Better search for the Twitter age
Search engines are cropping up to sift through constantly updated sites like Twitter, Flickr, and blogs, but they still have a long way to go.
NEW YORK (Fortune) -- When Iran cracked down on journalists following its recent election, international focus turned to Twitter as citizen journalists posted 140-character reports and links to photos and videos to the site. Trouble was, it was hard to sift the useful and reliable nuggets of information from scores of tweets that included plenty of spam, useless remarks, and stray sentiments.
Few events more clearly define the newest problem on the Web: how to make sense of all that real-time information bubbling up from Twitter, Facebook, Flickr, blogs, and really every single other self-publishing platform in cyberspace. It simply overwhelms.
Google (GOOG, Fortune 500) -- the tool consumers have relied on for a decade to organize the Internet for us -- isn't cutting it. At Google's Zeitgeist conference in May, co-founder Larry Page acknowledged the company has fallen behind Twitter, saying they've "done a relatively poor job of doing things that work on a per second basis."
A fast-growing group of startups aspires to pick up the slack by offering real-time search results. With names like Collecta, OneRiot and Scoopler, these companies attempt to provide answers to the question: what is happening on the web right now? Nearly every week, a new one is added to the mix. IDC analyst Hadley Reynolds explains, "Yahoo, Microsoft and Google will take a while to figure out how to cope with this. There is definitely a window of business opportunity for startups."
But providing these results is not straightforward. Inevitably, there is tension between information that is most recent, stuff that is most popular, and a subjective concept of content that is most important. There is no perfect solution.
Information filtered only by time is nearly as unwieldy as the data stream itself. But once you begin to add filters, weighting the results according to the authority of the publisher, for example, or the rate at which they're spreading across the web, you risk missing important trends and information tidbits because they are not popular.
The bulk of this stream of constantly updating information comes through Twitter. The site's search engine, a startup it purchased in 2008 called Summize, turns up results filtered only by time. Collecta, a search firm started this month, also filters by time, but draws from other blogs and social media sites on the web.
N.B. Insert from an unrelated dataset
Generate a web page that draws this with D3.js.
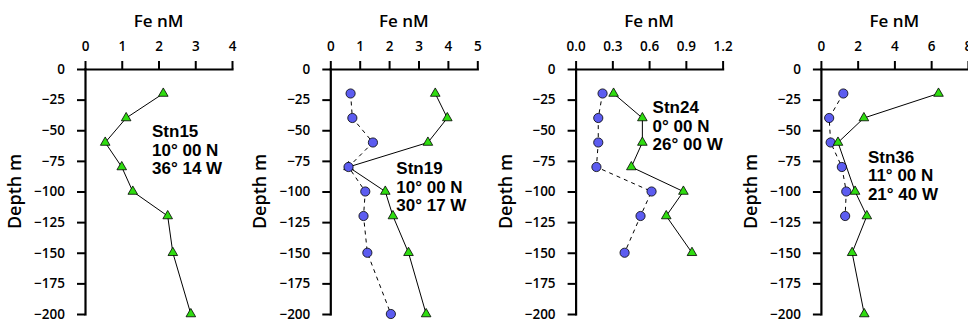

Time might not be the magic filter for search results -- or the best way to make sense of the information stream. Many of these startups, like Scoopler, have developed algorithms that attempt to unearth not just the latest tweet, but also the most popular. Among the more well known so far, OneRiot relies on a system called PulseRank that takes into account how fresh information is, how much authority the information's author has, and how quickly it's spreading to determine its rank.
So far, however, none of these search engines is particularly good. The interfaces are largely gaudy and none of the results are reliably useful. The day after Bernie Madoff was sentenced to 150 years in prison, a quick search on a smattering of these sites revealed: a "goodbye Bernie" YouTube video, a tweet linking to a Daily Show video, and another tweet asking who should play Bernie Madoff in a potential movie.
Maybe it's inevitably true that even a short lag lets the web sort out the kind of information that's ultimately useful. Google's search the day after Madoff's sentencing yielded a Los Angeles Times news story on the hearing followed by the fraudster's Wikipedia entry.